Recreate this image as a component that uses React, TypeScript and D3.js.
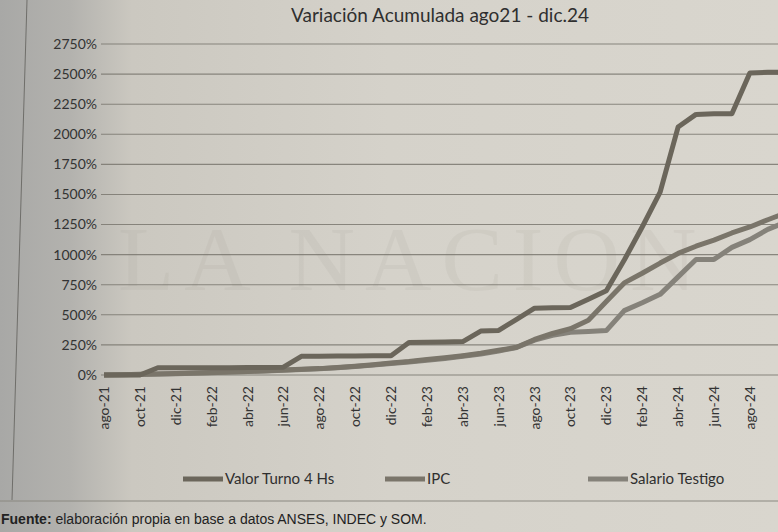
import React from "react";
import * as d3 from "d3";

const months = [
  "ago-21","sep-21","oct-21","nov-21","dic-21","ene-22","feb-22","mar-22","abr-22","may-22","jun-22","jul-22",
  "ago-22","sep-22","oct-22","nov-22","dic-22","ene-23","feb-23","mar-23","abr-23","may-23","jun-23","jul-23",
  "ago-23","sep-23","oct-23","nov-23","dic-23","ene-24","feb-24","mar-24","abr-24","may-24","jun-24","jul-24",
  "ago-24","sep-24","oct-24","nov-24","dic-24",
];

const tickLabels = months.filter((_, i) => i % 2 === 0);
const yTicks = [0, 250, 500, 750, 1000, 1250, 1500, 1750, 2000, 2250, 2500, 2750];

const valorTurno = [
  0, 0, 0, 60, 60, 60, 60, 60, 62, 63, 65, 155, 155, 157, 158, 160, 160, 270, 272, 275, 278, 365, 370, 463,
  555, 558, 560, 630, 700, 955, 1230, 1520, 2060, 2165, 2170, 2170, 2510, 2515, 2515,
];
const ipc = [
  0, 3, 6, 9, 12, 16, 20, 25, 30, 36, 42, 48, 53, 62, 72, 85, 100, 112, 128, 143, 160, 180, 205, 230,
  295, 345, 385, 455, 610, 765, 845, 930, 1010, 1070, 1120, 1180, 1230, 1290, 1345,
];
const salarioTestigo = [
  0, 2, 5, 8, 11, 15, 19, 24, 29, 34, 40, 46, 52, 60, 70, 82, 95, 108, 122, 138, 155, 175, 200, 228,
  290, 330, 355, 362, 369, 535, 600, 670, 815, 960, 960, 1060, 1125, 1210, 1270,
];

const seriesNames = ["Valor Turno 4 Hs", "IPC", "Salario Testigo"];
const seriesColors = ["#6b665b", "#7a756a", "#85827a"];

const W = 778;
const H = 532;

export default function App() {
  const x = d3.scalePoint<string>().domain(months).range([104, 104 + 17.94 * 40]);
  const y = d3.scaleLinear().domain([0, 2750]).range([375, 44]);
  const series = [valorTurno, ipc, salarioTestigo];
  const line = d3
    .line<number>()
    .x((_, i) => x(months[i]) as number)
    .y((d) => y(d));

  const legendX = [183, 385, 588];
  const font = "Lato, 'Open Sans', sans-serif";

  return (
    <svg
      width={W}
      height={H}
      style={{ position: "absolute", left: 0, top: 0, display: "block" }}
      viewBox={`0 0 ${W} ${H}`}
    >
      <defs>
        <linearGradient id="paper" x1="0" x2="1" y1="0" y2="0">
          <stop offset="0" stopColor="#a8a8a6" />
          <stop offset="0.09" stopColor="#b3b2ae" />
          <stop offset="0.17" stopColor="#cbc8c0" />
          <stop offset="0.5" stopColor="#d5d2ca" />
          <stop offset="1" stopColor="#d9d6ce" />
        </linearGradient>
      </defs>
      <rect x={0} y={0} width={W} height={H} fill="url(#paper)" />

      {/* frame */}
      <line x1={27} y1={0} x2={12} y2={500} stroke="#6f6e6a" strokeWidth={1} />
      <line x1={0} y1={501} x2={W} y2={501} stroke="#8a8880" strokeWidth={1} />

      {/* title */}
      <text x={440} y={22} textAnchor="middle" fontFamily={font} fontSize={19} fill="#2f2f2f">
        Variación Acumulada ago21 - dic.24
      </text>

      {/* watermark */}
      <text
        x={118}
        y={290}
        fontFamily="'Liberation Serif', 'DejaVu Serif', serif"
        fontSize={92}
        letterSpacing={10}
        fill="#8e8a80"
        opacity={0.09}
      >
        LA NACION
      </text>

      {/* gridlines */}
      {yTicks.map((t) => (
        <line key={t} x1={101} x2={W} y1={y(t)} y2={y(t)} stroke="#7b7870" strokeWidth={1.1} opacity={0.85} />
      ))}

      {/* y labels */}
      {yTicks.map((t) => (
        <text
          key={t}
          x={97}
          y={y(t)}
          dy="0.35em"
          textAnchor="end"
          fontFamily={font}
          fontSize={14}
          fill="#333"
        >
          {t}%
        </text>
      ))}

      {/* x labels */}
      {tickLabels.map((m) => (
        <text
          key={m}
          transform={`translate(${(x(m) as number) + 5},386) rotate(-90)`}
          textAnchor="end"
          fontFamily={font}
          fontSize={14}
          fill="#333"
        >
          {m}
        </text>
      ))}

      {/* series (drawn so the top line sits above) */}
      {[2, 1, 0].map((k) => (
        <path
          key={k}
          d={line(series[k]) || ""}
          fill="none"
          stroke={seriesColors[k]}
          strokeWidth={5}
          strokeLinejoin="round"
        />
      ))}

      {/* legend */}
      {seriesNames.map((n, k) => (
        <g key={n}>
          <line
            x1={legendX[k]}
            x2={legendX[k] + 40}
            y1={479}
            y2={479}
            stroke={seriesColors[k]}
            strokeWidth={5}
          />
          <text x={legendX[k] + 42} y={479} dy="0.35em" fontFamily={font} fontSize={15} fill="#2f2f2f">
            {n}
          </text>
        </g>
      ))}

      {/* source */}
      <text x={1} y={524} fontFamily="'Liberation Sans', Arial, sans-serif" fontSize={14} fill="#222">
        <tspan fontWeight="bold">Fuente:</tspan> elaboración propia en base a datos ANSES, INDEC y SOM.
      </text>
    </svg>
  );
}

__________

*What the task asks*
Begin at the top of the material above and output each line exactly, stopping after the line that holds "const H = 532;". Leave out pictures.

*Output of the exercise*
Recreate this image as a component that uses React, TypeScript and D3.js.
import React from "react";
import * as d3 from "d3";

const months = [
  "ago-21","sep-21","oct-21","nov-21","dic-21","ene-22","feb-22","mar-22","abr-22","may-22","jun-22","jul-22",
  "ago-22","sep-22","oct-22","nov-22","dic-22","ene-23","feb-23","mar-23","abr-23","may-23","jun-23","jul-23",
  "ago-23","sep-23","oct-23","nov-23","dic-23","ene-24","feb-24","mar-24","abr-24","may-24","jun-24","jul-24",
  "ago-24","sep-24","oct-24","nov-24","dic-24",
];

const tickLabels = months.filter((_, i) => i % 2 === 0);
const yTicks = [0, 250, 500, 750, 1000, 1250, 1500, 1750, 2000, 2250, 2500, 2750];

const valorTurno = [
  0, 0, 0, 60, 60, 60, 60, 60, 62, 63, 65, 155, 155, 157, 158, 160, 160, 270, 272, 275, 278, 365, 370, 463,
  555, 558, 560, 630, 700, 955, 1230, 1520, 2060, 2165, 2170, 2170, 2510, 2515, 2515,
];
const ipc = [
  0, 3, 6, 9, 12, 16, 20, 25, 30, 36, 42, 48, 53, 62, 72, 85, 100, 112, 128, 143, 160, 180, 205, 230,
  295, 345, 385, 455, 610, 765, 845, 930, 1010, 1070, 1120, 1180, 1230, 1290, 1345,
];
const salarioTestigo = [
  0, 2, 5, 8, 11, 15, 19, 24, 29, 34, 40, 46, 52, 60, 70, 82, 95, 108, 122, 138, 155, 175, 200, 228,
  290, 330, 355, 362, 369, 535, 600, 670, 815, 960, 960, 1060, 1125, 1210, 1270,
];

const seriesNames = ["Valor Turno 4 Hs", "IPC", "Salario Testigo"];
const seriesColors = ["#6b665b", "#7a756a", "#85827a"];

const W = 778;
const H = 532;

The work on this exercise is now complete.